Friday, November 16, 2007

A Rossini Comedy

Last night, my mother, my sister-in-law and Joshua and I went to Minnesota Opera’s presentation of Rossini’s “L’Italiana In Algeri”. My father stayed home, preferring to spend the evening with my older brother and my nephew.

One thing I like about Minnesota Opera is that the company offers its performances in The Ordway Center in Saint Paul. The Ordway Center, a multi-use facility shared by Minnesota Opera, The Saint Paul Chamber Orchestra and The Schubert Club, has an auditorium that is an ideal size for opera performance. The auditorium seats only 1900 persons, much smaller than both opera houses in New York and the opera houses in Chicago and San Francisco. In fact, it is even smaller than the Opera House of The Kennedy Center in Washington, an auditorium that has always struck me, purely from a size perspective, as an ideal venue for opera.

Voices do not have to strain to be heard in The Ordway Center, and the acoustics are quite fine throughout the house. As a result, Minnesota Opera does not have to restrict its engagements to singers with giant voices.

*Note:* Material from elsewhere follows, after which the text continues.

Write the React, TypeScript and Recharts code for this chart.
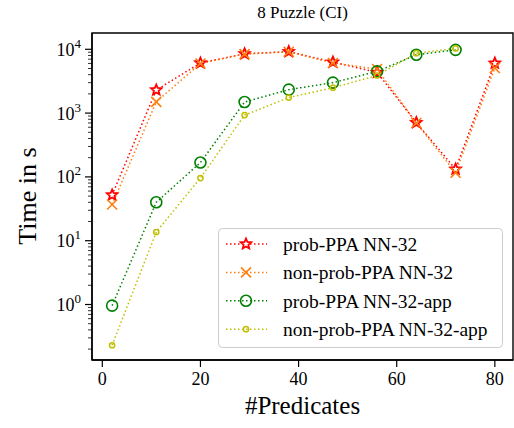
import { Line, LineChart, XAxis, YAxis, ReferenceArea } from "recharts"

const predicates = [2, 11, 20, 29, 38, 47, 56, 64, 72, 80]
const probNN32 = [52, 2300, 6100, 8500, 9200, 6300, 4350, 710, 132, 6050]
const nonProbNN32 = [37, 1500, 6000, 8400, 9100, 6100, 4900, 700, 116, 5100]
const probNN32App = [0.96, 40, 168, 1490, 2330, 3000, 4500, 8200, 9800, null]
const nonProbNN32App = [0.23, 13.7, 96, 930, 1750, 2500, 3880, 8700, 10300, null]

const xTicks = [0, 20, 40, 60, 80]
const yMajor = [1, 10, 100, 1000, 10000]
const yMinor = [0.2, 0.3, 0.4, 0.5, 0.6, 0.7, 0.8, 0.9].flatMap((m) =>
  [1, 10, 100, 1000].map((p) => +(m * 10 * p).toPrecision(3))
).concat([0.2, 0.3, 0.4, 0.5, 0.6, 0.7, 0.8, 0.9])

const seriesNames = [
  "prob-PPA NN-32",
  "non-prob-PPA NN-32",
  "prob-PPA NN-32-app",
  "non-prob-PPA NN-32-app",
]

const xDomain = [-2.1, 83.7]
const yDomain = [0.135, 18000]

const data = predicates.map((p, i) => ({
  p,
  a: probNN32[i],
  b: nonProbNN32[i],
  c: probNN32App[i],
  d: nonProbNN32App[i],
}))

const font = "'Liberation Serif', 'DejaVu Serif'"
const RED = "#ff0000"
const ORANGE = "#ff7f0e"
const GREEN = "#008000"
const OLIVE = "#bfbf00"
const dots = "1.5 2.5"

function starPath(cx: number, cy: number, r: number) {
  const pts = []
  for (let i = 0; i < 10; i++) {
    const rr = i % 2 === 0 ? r : r * 0.45
    const a = -Math.PI / 2 + (i * Math.PI) / 5
    pts.push(`${cx + rr * Math.cos(a)},${cy + rr * Math.sin(a)}`)
  }
  return "M" + pts.join("L") + "Z"
}

function Marker({ kind, cx, cy }: { kind: string; cx: number; cy: number }) {
  if (cx == null || cy == null) return null
  if (kind === "star")
    return <path d={starPath(cx, cy, 5.5)} fill="#fff" stroke={RED} strokeWidth={1.8} />
  if (kind === "x")
    return (
      <g stroke={ORANGE} strokeWidth={1.6}>
        <line x1={cx - 5} y1={cy - 5} x2={cx + 5} y2={cy + 5} />
        <line x1={cx - 5} y1={cy + 5} x2={cx + 5} y2={cy - 5} />
      </g>
    )
  if (kind === "big")
    return <circle cx={cx} cy={cy} r={5.5} fill="none" stroke={GREEN} strokeWidth={1.6} />
  return <circle cx={cx} cy={cy} r={2.6} fill="none" stroke={OLIVE} strokeWidth={1.5} />
}

const dotFor = (kind: string) => (props: any) => (
  <Marker key={`${kind}-${props.index}`} kind={kind} cx={props.cx} cy={props.cy} />
)

function YTick(props: any) {
  const { x, y, payload } = props
  const v = payload.value
  const exp = Math.round(Math.log10(v))
  const major = Math.abs(Math.log10(v) - exp) < 1e-6
  return (
    <g>
      <line x1={x} x2={x - (major ? 7 : 4)} y1={y} y2={y} stroke="#000" strokeWidth={major ? 1.2 : 0.8} />
      {major && (
        <text x={x - 11} y={y} dy="0.36em" textAnchor="end" fontFamily={font} fontSize={18} fill="#000">
          10<tspan dy={-8} fontSize={13}>{exp}</tspan>
        </text>
      )}
    </g>
  )
}

const legendKinds = ["star", "x", "big", "small"]
const legendColors = [RED, ORANGE, GREEN, OLIVE]

function LegendBox() {
  return (
    <svg width={286} height={121} style={{ position: "absolute", left: 218, top: 228 }}>
      <rect x={0.5} y={0.5} width={284} height={119} rx={4} fill="#fff" fillOpacity={0.8} stroke="#ccc" />
      {seriesNames.map((name, i) => {
        const cy = 16 + i * 28.4
        return (
          <g key={name}>
            <line x1={8} x2={49} y1={cy} y2={cy} stroke={legendColors[i]} strokeWidth={1.5} strokeDasharray={dots} />
            <Marker kind={legendKinds[i]} cx={28} cy={cy} />
            <text x={65} y={cy} dy="0.35em" fontFamily={font} fontSize={19.5} fill="#000">
              {name}
            </text>
          </g>
        )
      })}
    </svg>
  )
}

export default function App() {
  return (
    <div style={{ position: "absolute", left: 0, top: 0, width: 514, height: 428, background: "#fff" }}>
      <div
        style={{
          position: "absolute", left: 92, width: 421, top: 3, textAlign: "center",
          fontFamily: font, fontSize: 17, color: "#000",
        }}
      >
        8 Puzzle (CI)
      </div>
      <div
        style={{
          position: "absolute", left: 92, width: 421, top: 392, textAlign: "center",
          fontFamily: font, fontSize: 25, color: "#000",
        }}
      >
        #Predicates
      </div>
      <svg style={{ position: "absolute", left: 0, top: 0 }} width={60} height={428}>
        <text
          x={0} y={0} transform="translate(36 196) rotate(-90)" textAnchor="middle"
          fontFamily={font} fontSize={26} fill="#000"
        >
          Time in s
        </text>
      </svg>
      <LineChart
        width={514}
        height={428}
        data={data}
        margin={{ top: 33, right: 1, bottom: 0, left: 0 }}
        style={{ position: "absolute", left: 0, top: 0 }}
      >
        <XAxis
          dataKey="p"
          type="number"
          domain={xDomain}
          ticks={xTicks}
          allowDataOverflow
          tickSize={7}
          tickMargin={5}
          stroke="#000"
          tickLine={{ stroke: "#000", strokeWidth: 1.2 }}
          axisLine={{ stroke: "#000", strokeWidth: 1.4 }}
          tick={{ fontFamily: font, fontSize: 18, fill: "#000" }}
          height={68}
        />
        <YAxis
          scale="log"
          type="number"
          domain={yDomain}
          allowDataOverflow
          ticks={[...yMajor, ...yMinor]}
          interval={0}
          tick={<YTick />}
          tickLine={false}
          tickSize={0}
          tickMargin={0}
          axisLine={{ stroke: "#000", strokeWidth: 1.4 }}
          width={92}
        />
        <ReferenceArea
          x1={xDomain[0]}
          x2={xDomain[1]}
          y1={yDomain[0]}
          y2={yDomain[1]}
          fill="none"
          stroke="#000"
          strokeWidth={1.4}
        />
        <Line dataKey="a" name={seriesNames[0]} stroke={RED} strokeWidth={1.5} strokeDasharray={dots}
          dot={dotFor("star")} activeDot={false} isAnimationActive={false} />
        <Line dataKey="b" name={seriesNames[1]} stroke={ORANGE} strokeWidth={1.5} strokeDasharray={dots}
          dot={dotFor("x")} activeDot={false} isAnimationActive={false} />
        <Line dataKey="c" name={seriesNames[2]} stroke={GREEN} strokeWidth={1.5} strokeDasharray={dots}
          dot={dotFor("big")} activeDot={false} isAnimationActive={false} />
        <Line dataKey="d" name={seriesNames[3]} stroke={OLIVE} strokeWidth={1.5} strokeDasharray={dots}
          dot={dotFor("small")} activeDot={false} isAnimationActive={false} />
      </LineChart>
      <LegendBox />
    </div>
  )
}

Last night’s performance was the third of five performances of “Italiana”.

The reason we did not want to miss “Italiana” was because Vivica Genaux was appearing as Isabella. Minnesota Opera is a small regional opera company, with a modest annual budget, and the company seldom engages major singers who command high fees. Vivica Genaux is the only “name” singer on the boards at Minnesota Opera this season. (Last season, the sole “name” singer was Ewa Podles.)

The role of Isabella is Genaux’s signature role, and since 1993 it has served as her calling card as she has made her way onto the world’s stages everywhere. Genaux has sung with Minnesota Opera before, including a very fine “Cenerentola” a few years ago, but this season is her first Minnesota Opera Isabella.

She was enchanting, or so we thought. The coloratura of Isabella must be engraved into Genaux’s vocal cords by now, because her singing was effortless and clean, and totally even throughout her registers (which cannot be taken for granted in this repertory). There was no cheating and no smudging of the most difficult runs, and yet Genaux’s intonation remained pure all evening. It was a great realization of the musical requirements of the part.

Genaux has a small, focused voice, and she had no trouble filling the auditorium of The Ordway Center. However, her career in the largest venues has never been as prominent as it should be, and this is because her voice is not of a size to set giant theaters ringing.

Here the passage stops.